● What the task requires
Without the pictures, return all of the material exactly as written.
>> Begin Records for this task
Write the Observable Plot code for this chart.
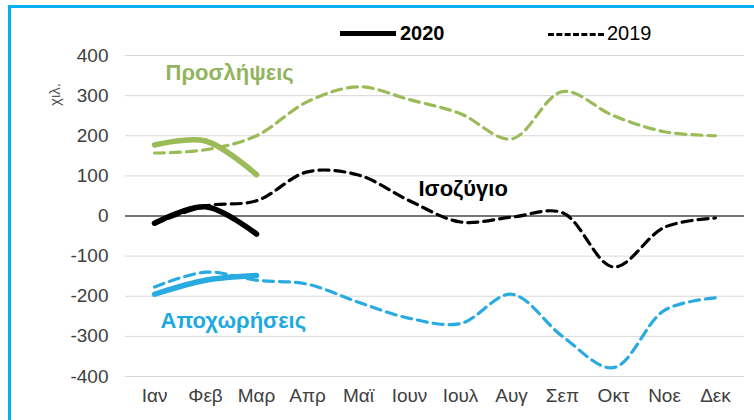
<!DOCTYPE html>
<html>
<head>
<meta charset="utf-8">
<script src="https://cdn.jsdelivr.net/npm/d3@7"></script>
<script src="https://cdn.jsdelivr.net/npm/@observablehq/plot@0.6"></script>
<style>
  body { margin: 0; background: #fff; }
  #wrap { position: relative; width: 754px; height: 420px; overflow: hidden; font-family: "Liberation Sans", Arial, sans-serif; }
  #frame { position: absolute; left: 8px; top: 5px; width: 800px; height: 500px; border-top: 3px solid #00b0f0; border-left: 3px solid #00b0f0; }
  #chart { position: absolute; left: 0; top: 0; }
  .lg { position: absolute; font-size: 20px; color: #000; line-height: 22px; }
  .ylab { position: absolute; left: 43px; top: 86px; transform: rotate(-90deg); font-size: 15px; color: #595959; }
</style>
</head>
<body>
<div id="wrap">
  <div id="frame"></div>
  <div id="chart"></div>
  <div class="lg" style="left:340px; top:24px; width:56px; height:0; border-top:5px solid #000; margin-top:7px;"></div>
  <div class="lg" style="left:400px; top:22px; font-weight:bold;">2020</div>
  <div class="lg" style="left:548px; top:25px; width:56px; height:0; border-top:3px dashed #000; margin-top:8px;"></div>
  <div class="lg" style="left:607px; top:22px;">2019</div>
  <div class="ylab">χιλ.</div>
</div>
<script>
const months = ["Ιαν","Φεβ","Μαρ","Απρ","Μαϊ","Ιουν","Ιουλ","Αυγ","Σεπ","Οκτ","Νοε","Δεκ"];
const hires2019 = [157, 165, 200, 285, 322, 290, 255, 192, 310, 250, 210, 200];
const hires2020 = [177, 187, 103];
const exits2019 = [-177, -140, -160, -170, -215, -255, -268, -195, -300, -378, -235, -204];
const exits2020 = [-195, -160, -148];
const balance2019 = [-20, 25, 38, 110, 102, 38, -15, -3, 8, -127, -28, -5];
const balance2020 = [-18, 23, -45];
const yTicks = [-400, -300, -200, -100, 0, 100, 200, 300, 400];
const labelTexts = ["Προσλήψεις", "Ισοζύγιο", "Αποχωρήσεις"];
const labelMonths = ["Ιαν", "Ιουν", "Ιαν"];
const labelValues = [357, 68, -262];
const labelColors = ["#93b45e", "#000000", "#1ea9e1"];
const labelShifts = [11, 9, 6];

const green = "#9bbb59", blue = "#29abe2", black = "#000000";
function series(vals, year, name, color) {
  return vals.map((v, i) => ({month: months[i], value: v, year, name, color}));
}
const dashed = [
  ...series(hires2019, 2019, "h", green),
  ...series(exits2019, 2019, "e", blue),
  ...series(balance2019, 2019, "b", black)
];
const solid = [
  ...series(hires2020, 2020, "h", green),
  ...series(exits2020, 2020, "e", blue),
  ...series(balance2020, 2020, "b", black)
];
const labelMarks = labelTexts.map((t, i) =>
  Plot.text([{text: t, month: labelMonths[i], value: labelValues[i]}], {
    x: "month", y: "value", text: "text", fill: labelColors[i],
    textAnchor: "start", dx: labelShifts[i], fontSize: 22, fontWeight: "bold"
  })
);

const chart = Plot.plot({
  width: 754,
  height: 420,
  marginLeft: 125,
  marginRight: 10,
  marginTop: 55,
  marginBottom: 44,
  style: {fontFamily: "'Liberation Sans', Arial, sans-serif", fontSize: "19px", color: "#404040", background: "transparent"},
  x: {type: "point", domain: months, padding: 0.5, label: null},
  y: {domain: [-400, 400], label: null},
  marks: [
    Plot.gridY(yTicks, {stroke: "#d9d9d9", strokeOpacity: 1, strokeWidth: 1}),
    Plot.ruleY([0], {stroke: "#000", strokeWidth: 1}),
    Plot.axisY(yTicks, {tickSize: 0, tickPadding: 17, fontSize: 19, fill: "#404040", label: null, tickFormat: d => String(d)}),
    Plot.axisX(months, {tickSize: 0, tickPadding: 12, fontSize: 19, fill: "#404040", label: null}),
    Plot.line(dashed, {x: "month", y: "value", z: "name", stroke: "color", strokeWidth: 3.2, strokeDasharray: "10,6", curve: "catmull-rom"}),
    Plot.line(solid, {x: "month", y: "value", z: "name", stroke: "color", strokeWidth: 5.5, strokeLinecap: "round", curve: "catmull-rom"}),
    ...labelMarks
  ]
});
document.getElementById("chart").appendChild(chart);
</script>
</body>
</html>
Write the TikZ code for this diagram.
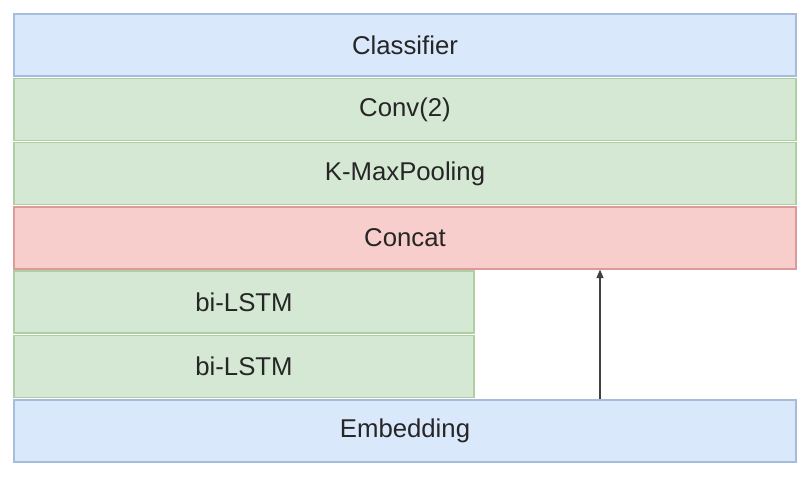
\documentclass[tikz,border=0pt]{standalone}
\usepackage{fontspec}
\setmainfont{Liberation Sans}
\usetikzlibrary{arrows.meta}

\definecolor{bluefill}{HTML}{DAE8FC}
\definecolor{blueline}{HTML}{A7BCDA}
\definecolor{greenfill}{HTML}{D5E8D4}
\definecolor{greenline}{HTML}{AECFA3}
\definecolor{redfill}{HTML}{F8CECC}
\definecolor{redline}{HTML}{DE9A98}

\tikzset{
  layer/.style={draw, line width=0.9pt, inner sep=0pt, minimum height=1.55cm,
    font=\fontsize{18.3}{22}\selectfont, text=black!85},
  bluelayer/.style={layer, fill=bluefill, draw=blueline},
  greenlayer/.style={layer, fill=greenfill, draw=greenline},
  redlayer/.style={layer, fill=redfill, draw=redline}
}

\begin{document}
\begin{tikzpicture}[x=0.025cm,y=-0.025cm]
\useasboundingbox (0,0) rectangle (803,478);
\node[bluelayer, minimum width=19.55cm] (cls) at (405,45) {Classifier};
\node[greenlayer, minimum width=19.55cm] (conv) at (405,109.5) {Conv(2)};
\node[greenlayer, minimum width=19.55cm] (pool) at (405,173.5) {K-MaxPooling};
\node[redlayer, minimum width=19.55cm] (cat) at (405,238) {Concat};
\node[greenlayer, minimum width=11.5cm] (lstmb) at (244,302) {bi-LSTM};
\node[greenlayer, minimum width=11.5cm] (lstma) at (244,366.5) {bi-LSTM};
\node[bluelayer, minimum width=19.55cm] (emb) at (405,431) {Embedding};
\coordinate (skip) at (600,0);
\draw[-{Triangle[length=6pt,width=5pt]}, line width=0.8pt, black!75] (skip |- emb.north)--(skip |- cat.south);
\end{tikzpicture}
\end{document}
>> End Records for this task
● Complete output
Write the Observable Plot code for this chart.
<!DOCTYPE html>
<html>
<head>
<meta charset="utf-8">
<script src="https://cdn.jsdelivr.net/npm/d3@7"></script>
<script src="https://cdn.jsdelivr.net/npm/@observablehq/plot@0.6"></script>
<style>
  body { margin: 0; background: #fff; }
  #wrap { position: relative; width: 754px; height: 420px; overflow: hidden; font-family: "Liberation Sans", Arial, sans-serif; }
  #frame { position: absolute; left: 8px; top: 5px; width: 800px; height: 500px; border-top: 3px solid #00b0f0; border-left: 3px solid #00b0f0; }
  #chart { position: absolute; left: 0; top: 0; }
  .lg { position: absolute; font-size: 20px; color: #000; line-height: 22px; }
  .ylab { position: absolute; left: 43px; top: 86px; transform: rotate(-90deg); font-size: 15px; color: #595959; }
</style>
</head>
<body>
<div id="wrap">
  <div id="frame"></div>
  <div id="chart"></div>
  <div class="lg" style="left:340px; top:24px; width:56px; height:0; border-top:5px solid #000; margin-top:7px;"></div>
  <div class="lg" style="left:400px; top:22px; font-weight:bold;">2020</div>
  <div class="lg" style="left:548px; top:25px; width:56px; height:0; border-top:3px dashed #000; margin-top:8px;"></div>
  <div class="lg" style="left:607px; top:22px;">2019</div>
  <div class="ylab">χιλ.</div>
</div>
<script>
const months = ["Ιαν","Φεβ","Μαρ","Απρ","Μαϊ","Ιουν","Ιουλ","Αυγ","Σεπ","Οκτ","Νοε","Δεκ"];
const hires2019 = [157, 165, 200, 285, 322, 290, 255, 192, 310, 250, 210, 200];
const hires2020 = [177, 187, 103];
const exits2019 = [-177, -140, -160, -170, -215, -255, -268, -195, -300, -378, -235, -204];
const exits2020 = [-195, -160, -148];
const balance2019 = [-20, 25, 38, 110, 102, 38, -15, -3, 8, -127, -28, -5];
const balance2020 = [-18, 23, -45];
const yTicks = [-400, -300, -200, -100, 0, 100, 200, 300, 400];
const labelTexts = ["Προσλήψεις", "Ισοζύγιο", "Αποχωρήσεις"];
const labelMonths = ["Ιαν", "Ιουν", "Ιαν"];
const labelValues = [357, 68, -262];
const labelColors = ["#93b45e", "#000000", "#1ea9e1"];
const labelShifts = [11, 9, 6];

const green = "#9bbb59", blue = "#29abe2", black = "#000000";
function series(vals, year, name, color) {
  return vals.map((v, i) => ({month: months[i], value: v, year, name, color}));
}
const dashed = [
  ...series(hires2019, 2019, "h", green),
  ...series(exits2019, 2019, "e", blue),
  ...series(balance2019, 2019, "b", black)
];
const solid = [
  ...series(hires2020, 2020, "h", green),
  ...series(exits2020, 2020, "e", blue),
  ...series(balance2020, 2020, "b", black)
];
const labelMarks = labelTexts.map((t, i) =>
  Plot.text([{text: t, month: labelMonths[i], value: labelValues[i]}], {
    x: "month", y: "value", text: "text", fill: labelColors[i],
    textAnchor: "start", dx: labelShifts[i], fontSize: 22, fontWeight: "bold"
  })
);

const chart = Plot.plot({
  width: 754,
  height: 420,
  marginLeft: 125,
  marginRight: 10,
  marginTop: 55,
  marginBottom: 44,
  style: {fontFamily: "'Liberation Sans', Arial, sans-serif", fontSize: "19px", color: "#404040", background: "transparent"},
  x: {type: "point", domain: months, padding: 0.5, label: null},
  y: {domain: [-400, 400], label: null},
  marks: [
    Plot.gridY(yTicks, {stroke: "#d9d9d9", strokeOpacity: 1, strokeWidth: 1}),
    Plot.ruleY([0], {stroke: "#000", strokeWidth: 1}),
    Plot.axisY(yTicks, {tickSize: 0, tickPadding: 17, fontSize: 19, fill: "#404040", label: null, tickFormat: d => String(d)}),
    Plot.axisX(months, {tickSize: 0, tickPadding: 12, fontSize: 19, fill: "#404040", label: null}),
    Plot.line(dashed, {x: "month", y: "value", z: "name", stroke: "color", strokeWidth: 3.2, strokeDasharray: "10,6", curve: "catmull-rom"}),
    Plot.line(solid, {x: "month", y: "value", z: "name", stroke: "color", strokeWidth: 5.5, strokeLinecap: "round", curve: "catmull-rom"}),
    ...labelMarks
  ]
});
document.getElementById("chart").appendChild(chart);
</script>
</body>
</html>
Write the TikZ code for this diagram.
\documentclass[tikz,border=0pt]{standalone}
\usepackage{fontspec}
\setmainfont{Liberation Sans}
\usetikzlibrary{arrows.meta}

\definecolor{bluefill}{HTML}{DAE8FC}
\definecolor{blueline}{HTML}{A7BCDA}
\definecolor{greenfill}{HTML}{D5E8D4}
\definecolor{greenline}{HTML}{AECFA3}
\definecolor{redfill}{HTML}{F8CECC}
\definecolor{redline}{HTML}{DE9A98}

\tikzset{
  layer/.style={draw, line width=0.9pt, inner sep=0pt, minimum height=1.55cm,
    font=\fontsize{18.3}{22}\selectfont, text=black!85},
  bluelayer/.style={layer, fill=bluefill, draw=blueline},
  greenlayer/.style={layer, fill=greenfill, draw=greenline},
  redlayer/.style={layer, fill=redfill, draw=redline}
}

\begin{document}
\begin{tikzpicture}[x=0.025cm,y=-0.025cm]
\useasboundingbox (0,0) rectangle (803,478);
\node[bluelayer, minimum width=19.55cm] (cls) at (405,45) {Classifier};
\node[greenlayer, minimum width=19.55cm] (conv) at (405,109.5) {Conv(2)};
\node[greenlayer, minimum width=19.55cm] (pool) at (405,173.5) {K-MaxPooling};
\node[redlayer, minimum width=19.55cm] (cat) at (405,238) {Concat};
\node[greenlayer, minimum width=11.5cm] (lstmb) at (244,302) {bi-LSTM};
\node[greenlayer, minimum width=11.5cm] (lstma) at (244,366.5) {bi-LSTM};
\node[bluelayer, minimum width=19.55cm] (emb) at (405,431) {Embedding};
\coordinate (skip) at (600,0);
\draw[-{Triangle[length=6pt,width=5pt]}, line width=0.8pt, black!75] (skip |- emb.north)--(skip |- cat.south);
\end{tikzpicture}
\end{document}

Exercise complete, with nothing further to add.